# [Set task]
Without the pictures, please reproduce only the lines from the one with "What Apache ECharts" through the one with "var yTicks = [-150, -100, -50, 0, 50, 100, 150];", both included.

# [Task material]
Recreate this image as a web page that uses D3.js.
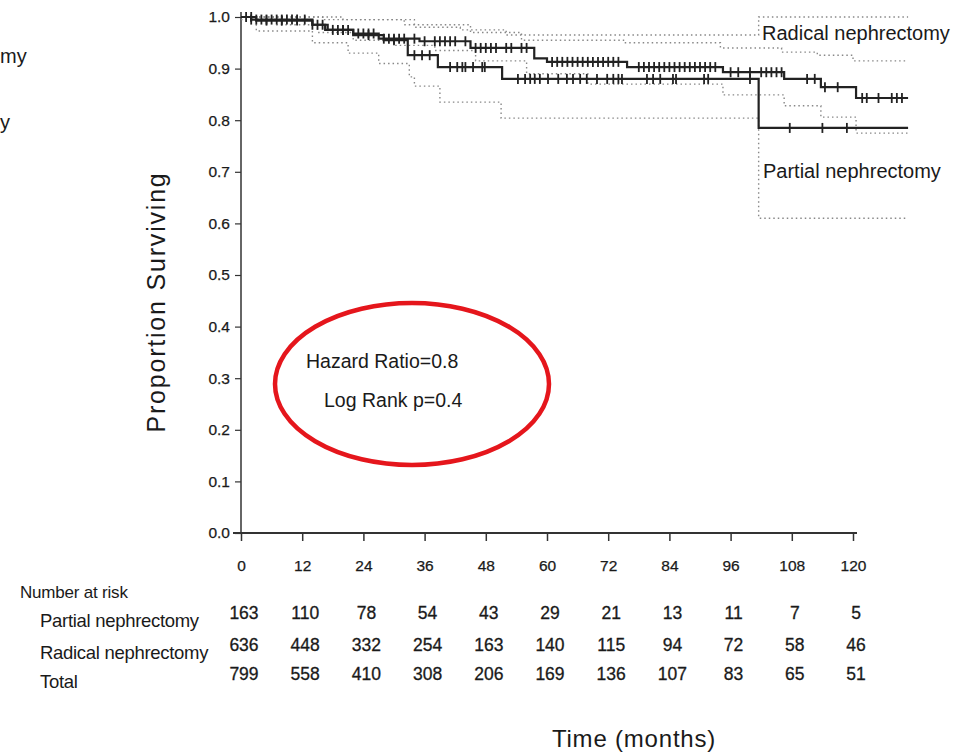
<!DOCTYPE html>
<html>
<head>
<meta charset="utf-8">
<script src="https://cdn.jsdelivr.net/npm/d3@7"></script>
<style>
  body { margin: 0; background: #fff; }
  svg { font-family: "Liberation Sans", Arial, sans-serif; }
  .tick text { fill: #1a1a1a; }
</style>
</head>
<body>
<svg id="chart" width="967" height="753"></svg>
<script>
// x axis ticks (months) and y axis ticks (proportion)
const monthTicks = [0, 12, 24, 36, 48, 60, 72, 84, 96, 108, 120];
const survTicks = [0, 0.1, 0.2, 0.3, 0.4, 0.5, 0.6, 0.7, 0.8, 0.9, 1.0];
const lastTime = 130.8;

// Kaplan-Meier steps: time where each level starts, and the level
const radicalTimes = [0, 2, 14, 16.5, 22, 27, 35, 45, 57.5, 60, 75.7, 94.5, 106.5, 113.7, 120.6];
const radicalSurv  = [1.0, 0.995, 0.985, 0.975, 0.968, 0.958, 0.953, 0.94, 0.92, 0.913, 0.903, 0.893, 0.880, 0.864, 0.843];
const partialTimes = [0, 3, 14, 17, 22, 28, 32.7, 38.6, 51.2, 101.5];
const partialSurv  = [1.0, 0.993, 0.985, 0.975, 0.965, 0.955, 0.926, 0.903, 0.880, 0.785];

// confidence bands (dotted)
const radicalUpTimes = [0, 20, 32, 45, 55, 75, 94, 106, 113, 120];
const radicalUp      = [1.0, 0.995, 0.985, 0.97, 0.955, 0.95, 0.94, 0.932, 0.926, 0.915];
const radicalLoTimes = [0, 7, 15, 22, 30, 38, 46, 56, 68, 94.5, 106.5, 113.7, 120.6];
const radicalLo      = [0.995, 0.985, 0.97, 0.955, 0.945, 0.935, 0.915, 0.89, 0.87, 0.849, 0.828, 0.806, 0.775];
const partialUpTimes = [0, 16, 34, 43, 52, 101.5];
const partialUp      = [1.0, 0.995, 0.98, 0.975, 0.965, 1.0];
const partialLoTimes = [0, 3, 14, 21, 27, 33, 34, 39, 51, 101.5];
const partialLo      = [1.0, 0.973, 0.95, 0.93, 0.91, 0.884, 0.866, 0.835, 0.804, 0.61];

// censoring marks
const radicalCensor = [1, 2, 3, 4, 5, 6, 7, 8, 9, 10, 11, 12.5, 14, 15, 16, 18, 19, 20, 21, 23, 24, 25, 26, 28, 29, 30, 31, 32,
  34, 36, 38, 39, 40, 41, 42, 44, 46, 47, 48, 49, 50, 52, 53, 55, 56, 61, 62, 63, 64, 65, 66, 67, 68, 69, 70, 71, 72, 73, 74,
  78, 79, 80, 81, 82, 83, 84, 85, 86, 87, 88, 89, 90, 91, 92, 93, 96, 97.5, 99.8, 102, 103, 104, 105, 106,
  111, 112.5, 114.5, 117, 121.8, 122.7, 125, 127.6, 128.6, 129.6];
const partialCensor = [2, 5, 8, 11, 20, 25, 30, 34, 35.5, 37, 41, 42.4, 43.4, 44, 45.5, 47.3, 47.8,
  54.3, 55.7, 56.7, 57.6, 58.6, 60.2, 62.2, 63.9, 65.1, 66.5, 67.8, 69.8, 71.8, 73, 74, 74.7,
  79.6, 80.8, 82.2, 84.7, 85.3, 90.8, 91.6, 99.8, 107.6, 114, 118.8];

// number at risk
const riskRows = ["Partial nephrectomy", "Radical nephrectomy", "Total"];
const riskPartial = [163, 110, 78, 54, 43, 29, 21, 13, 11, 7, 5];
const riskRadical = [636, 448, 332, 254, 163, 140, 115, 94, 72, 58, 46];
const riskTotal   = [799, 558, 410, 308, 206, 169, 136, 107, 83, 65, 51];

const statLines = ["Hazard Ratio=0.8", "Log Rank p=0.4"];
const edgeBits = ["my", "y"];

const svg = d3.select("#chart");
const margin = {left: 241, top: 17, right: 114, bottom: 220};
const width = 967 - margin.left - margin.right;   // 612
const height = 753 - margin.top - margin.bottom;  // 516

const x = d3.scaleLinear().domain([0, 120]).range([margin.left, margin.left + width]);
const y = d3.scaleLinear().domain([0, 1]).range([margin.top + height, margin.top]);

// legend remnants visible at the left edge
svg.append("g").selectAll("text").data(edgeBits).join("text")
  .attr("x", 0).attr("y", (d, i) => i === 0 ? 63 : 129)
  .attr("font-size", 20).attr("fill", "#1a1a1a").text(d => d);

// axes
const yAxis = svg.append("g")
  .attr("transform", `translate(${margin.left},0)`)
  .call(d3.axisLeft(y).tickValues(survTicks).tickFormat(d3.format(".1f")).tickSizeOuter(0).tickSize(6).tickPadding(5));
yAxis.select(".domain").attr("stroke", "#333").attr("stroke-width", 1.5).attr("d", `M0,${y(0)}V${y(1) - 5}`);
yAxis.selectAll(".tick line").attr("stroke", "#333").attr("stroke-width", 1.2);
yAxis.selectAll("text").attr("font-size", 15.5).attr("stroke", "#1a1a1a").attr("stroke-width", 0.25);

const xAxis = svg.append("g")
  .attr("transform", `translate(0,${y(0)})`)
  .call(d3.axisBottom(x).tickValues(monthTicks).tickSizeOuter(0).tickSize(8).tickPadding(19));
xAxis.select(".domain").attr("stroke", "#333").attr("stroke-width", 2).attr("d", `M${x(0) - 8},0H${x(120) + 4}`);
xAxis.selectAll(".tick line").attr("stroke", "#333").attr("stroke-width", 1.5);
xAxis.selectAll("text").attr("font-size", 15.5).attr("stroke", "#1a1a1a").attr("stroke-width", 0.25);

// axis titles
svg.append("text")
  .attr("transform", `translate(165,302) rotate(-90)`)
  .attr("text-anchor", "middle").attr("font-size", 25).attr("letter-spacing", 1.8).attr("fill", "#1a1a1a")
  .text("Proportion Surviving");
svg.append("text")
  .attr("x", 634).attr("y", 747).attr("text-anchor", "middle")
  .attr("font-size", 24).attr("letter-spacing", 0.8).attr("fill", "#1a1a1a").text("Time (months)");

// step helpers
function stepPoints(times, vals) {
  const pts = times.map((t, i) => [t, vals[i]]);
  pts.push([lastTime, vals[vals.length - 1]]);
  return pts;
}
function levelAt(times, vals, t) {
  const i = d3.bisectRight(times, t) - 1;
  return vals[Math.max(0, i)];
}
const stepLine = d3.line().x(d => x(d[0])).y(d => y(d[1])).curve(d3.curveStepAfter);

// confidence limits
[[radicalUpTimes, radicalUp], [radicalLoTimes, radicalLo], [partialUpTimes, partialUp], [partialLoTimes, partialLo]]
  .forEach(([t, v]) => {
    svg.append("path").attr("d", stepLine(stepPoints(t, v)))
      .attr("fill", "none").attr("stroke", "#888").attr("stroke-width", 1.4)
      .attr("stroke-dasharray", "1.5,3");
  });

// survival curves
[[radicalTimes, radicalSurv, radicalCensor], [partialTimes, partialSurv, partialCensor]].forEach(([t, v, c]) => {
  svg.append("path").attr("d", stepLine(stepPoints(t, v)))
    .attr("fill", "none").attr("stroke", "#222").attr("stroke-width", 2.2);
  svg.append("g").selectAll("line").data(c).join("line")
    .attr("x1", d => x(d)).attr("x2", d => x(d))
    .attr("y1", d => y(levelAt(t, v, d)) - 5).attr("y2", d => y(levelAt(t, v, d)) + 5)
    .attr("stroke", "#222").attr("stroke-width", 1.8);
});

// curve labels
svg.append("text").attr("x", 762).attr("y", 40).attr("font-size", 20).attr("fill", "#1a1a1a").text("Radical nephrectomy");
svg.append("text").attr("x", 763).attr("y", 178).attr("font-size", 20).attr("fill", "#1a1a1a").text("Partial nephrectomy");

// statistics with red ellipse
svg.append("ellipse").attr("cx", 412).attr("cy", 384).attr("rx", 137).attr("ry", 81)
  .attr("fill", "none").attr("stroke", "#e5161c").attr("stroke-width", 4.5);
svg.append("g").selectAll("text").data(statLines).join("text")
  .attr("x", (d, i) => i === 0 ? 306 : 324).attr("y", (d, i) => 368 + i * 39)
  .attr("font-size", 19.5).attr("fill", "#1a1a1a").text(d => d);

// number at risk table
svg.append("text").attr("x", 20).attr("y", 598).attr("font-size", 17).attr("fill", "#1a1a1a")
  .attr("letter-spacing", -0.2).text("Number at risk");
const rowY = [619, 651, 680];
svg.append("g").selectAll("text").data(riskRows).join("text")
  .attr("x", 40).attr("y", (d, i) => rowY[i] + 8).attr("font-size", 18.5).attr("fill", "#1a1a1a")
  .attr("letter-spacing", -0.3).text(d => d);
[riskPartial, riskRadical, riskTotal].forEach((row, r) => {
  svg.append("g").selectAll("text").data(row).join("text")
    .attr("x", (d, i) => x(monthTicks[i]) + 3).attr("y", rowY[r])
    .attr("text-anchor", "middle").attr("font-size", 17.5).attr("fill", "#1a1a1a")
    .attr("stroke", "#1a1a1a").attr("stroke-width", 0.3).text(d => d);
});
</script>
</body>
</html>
==
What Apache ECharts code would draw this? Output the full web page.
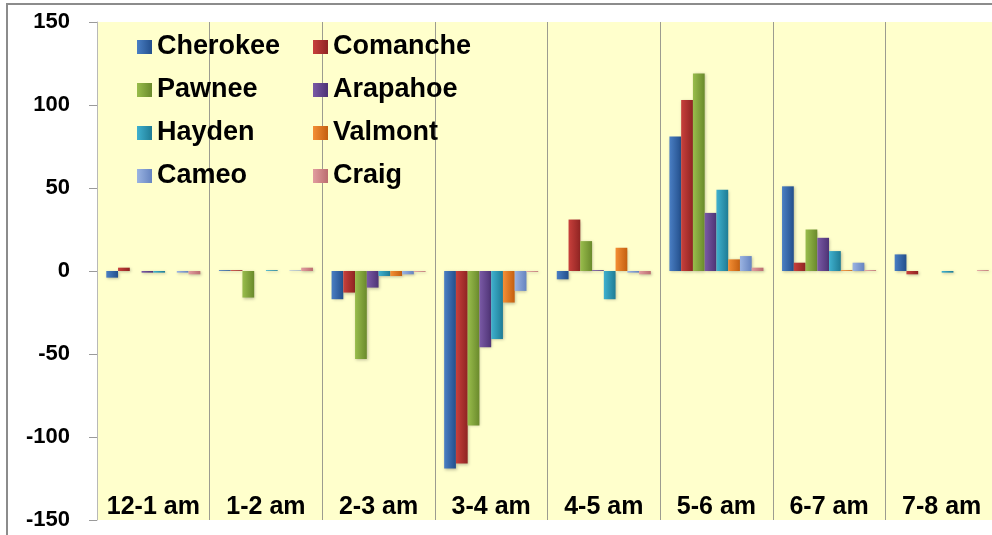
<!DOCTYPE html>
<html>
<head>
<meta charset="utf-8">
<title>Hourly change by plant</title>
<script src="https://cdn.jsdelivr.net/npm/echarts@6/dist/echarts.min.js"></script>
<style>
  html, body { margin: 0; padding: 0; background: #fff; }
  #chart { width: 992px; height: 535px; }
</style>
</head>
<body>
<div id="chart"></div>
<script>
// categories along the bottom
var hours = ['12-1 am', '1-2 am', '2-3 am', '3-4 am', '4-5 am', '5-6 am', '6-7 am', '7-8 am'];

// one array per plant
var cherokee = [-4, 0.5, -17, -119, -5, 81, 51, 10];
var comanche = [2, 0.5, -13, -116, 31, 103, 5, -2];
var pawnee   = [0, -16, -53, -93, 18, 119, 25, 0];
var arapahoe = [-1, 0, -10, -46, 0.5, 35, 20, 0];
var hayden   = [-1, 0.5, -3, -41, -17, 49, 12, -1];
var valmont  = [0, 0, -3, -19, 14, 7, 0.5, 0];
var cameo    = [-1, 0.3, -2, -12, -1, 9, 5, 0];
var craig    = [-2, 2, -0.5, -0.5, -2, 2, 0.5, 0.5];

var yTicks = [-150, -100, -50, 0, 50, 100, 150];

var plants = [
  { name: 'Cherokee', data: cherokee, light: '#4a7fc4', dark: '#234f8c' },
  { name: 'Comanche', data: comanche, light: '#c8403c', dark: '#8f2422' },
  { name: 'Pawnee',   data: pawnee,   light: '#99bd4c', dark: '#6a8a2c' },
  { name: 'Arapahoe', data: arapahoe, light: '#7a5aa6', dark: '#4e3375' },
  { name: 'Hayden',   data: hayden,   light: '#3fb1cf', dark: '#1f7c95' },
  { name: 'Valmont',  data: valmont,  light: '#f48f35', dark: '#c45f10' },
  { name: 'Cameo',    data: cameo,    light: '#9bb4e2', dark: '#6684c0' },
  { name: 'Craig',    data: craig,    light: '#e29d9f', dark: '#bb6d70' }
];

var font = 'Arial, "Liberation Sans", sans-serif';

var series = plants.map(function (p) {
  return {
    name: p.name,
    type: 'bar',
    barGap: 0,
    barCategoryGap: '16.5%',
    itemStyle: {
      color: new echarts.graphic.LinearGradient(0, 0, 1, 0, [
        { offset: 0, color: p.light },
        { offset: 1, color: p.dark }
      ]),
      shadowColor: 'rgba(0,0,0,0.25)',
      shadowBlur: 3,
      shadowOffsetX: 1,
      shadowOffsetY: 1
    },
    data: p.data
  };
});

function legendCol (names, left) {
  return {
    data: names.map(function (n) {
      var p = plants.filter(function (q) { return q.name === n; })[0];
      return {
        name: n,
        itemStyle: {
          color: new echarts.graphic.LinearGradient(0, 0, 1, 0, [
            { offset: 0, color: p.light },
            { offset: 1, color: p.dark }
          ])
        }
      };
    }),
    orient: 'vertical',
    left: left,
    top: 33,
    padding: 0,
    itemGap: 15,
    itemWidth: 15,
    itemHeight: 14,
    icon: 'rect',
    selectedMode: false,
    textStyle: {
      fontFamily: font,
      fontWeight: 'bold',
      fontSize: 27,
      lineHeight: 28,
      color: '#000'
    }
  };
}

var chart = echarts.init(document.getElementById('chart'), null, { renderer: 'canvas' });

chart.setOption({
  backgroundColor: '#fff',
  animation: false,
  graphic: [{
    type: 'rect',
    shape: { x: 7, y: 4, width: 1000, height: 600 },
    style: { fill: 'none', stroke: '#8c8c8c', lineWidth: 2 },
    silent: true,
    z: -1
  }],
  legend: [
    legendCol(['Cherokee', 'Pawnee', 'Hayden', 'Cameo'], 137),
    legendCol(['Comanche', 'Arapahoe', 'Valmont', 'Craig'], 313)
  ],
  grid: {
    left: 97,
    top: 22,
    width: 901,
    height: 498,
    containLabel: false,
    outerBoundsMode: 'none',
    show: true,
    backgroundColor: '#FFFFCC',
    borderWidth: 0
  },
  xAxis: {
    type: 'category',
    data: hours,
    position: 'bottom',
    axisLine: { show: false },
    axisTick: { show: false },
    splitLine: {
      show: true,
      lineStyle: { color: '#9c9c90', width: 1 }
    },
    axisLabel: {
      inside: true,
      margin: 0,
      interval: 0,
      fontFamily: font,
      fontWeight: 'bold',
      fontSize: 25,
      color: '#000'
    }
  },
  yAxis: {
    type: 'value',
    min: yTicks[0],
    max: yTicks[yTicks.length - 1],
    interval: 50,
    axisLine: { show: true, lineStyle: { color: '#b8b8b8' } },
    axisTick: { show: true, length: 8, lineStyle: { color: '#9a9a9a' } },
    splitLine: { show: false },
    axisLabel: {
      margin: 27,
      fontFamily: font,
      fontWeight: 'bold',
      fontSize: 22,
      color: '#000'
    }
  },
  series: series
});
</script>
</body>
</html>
* * *
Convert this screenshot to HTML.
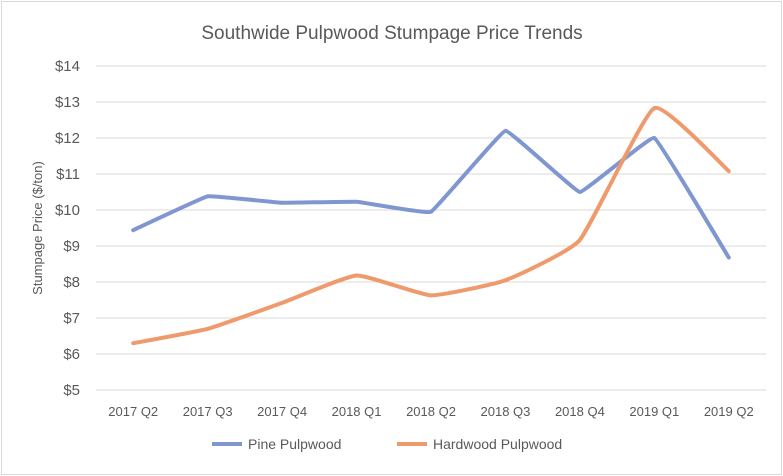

# [Exercise solution]
What Apache ECharts code would draw this? Output the full web page.
<!DOCTYPE html>
<html>
<head>
<meta charset="utf-8">
<title>Hourly change by plant</title>
<script src="https://cdn.jsdelivr.net/npm/echarts@6/dist/echarts.min.js"></script>
<style>
  html, body { margin: 0; padding: 0; background: #fff; }
  #chart { width: 992px; height: 535px; }
</style>
</head>
<body>
<div id="chart"></div>
<script>
// categories along the bottom
var hours = ['12-1 am', '1-2 am', '2-3 am', '3-4 am', '4-5 am', '5-6 am', '6-7 am', '7-8 am'];

// one array per plant
var cherokee = [-4, 0.5, -17, -119, -5, 81, 51, 10];
var comanche = [2, 0.5, -13, -116, 31, 103, 5, -2];
var pawnee   = [0, -16, -53, -93, 18, 119, 25, 0];
var arapahoe = [-1, 0, -10, -46, 0.5, 35, 20, 0];
var hayden   = [-1, 0.5, -3, -41, -17, 49, 12, -1];
var valmont  = [0, 0, -3, -19, 14, 7, 0.5, 0];
var cameo    = [-1, 0.3, -2, -12, -1, 9, 5, 0];
var craig    = [-2, 2, -0.5, -0.5, -2, 2, 0.5, 0.5];

var yTicks = [-150, -100, -50, 0, 50, 100, 150];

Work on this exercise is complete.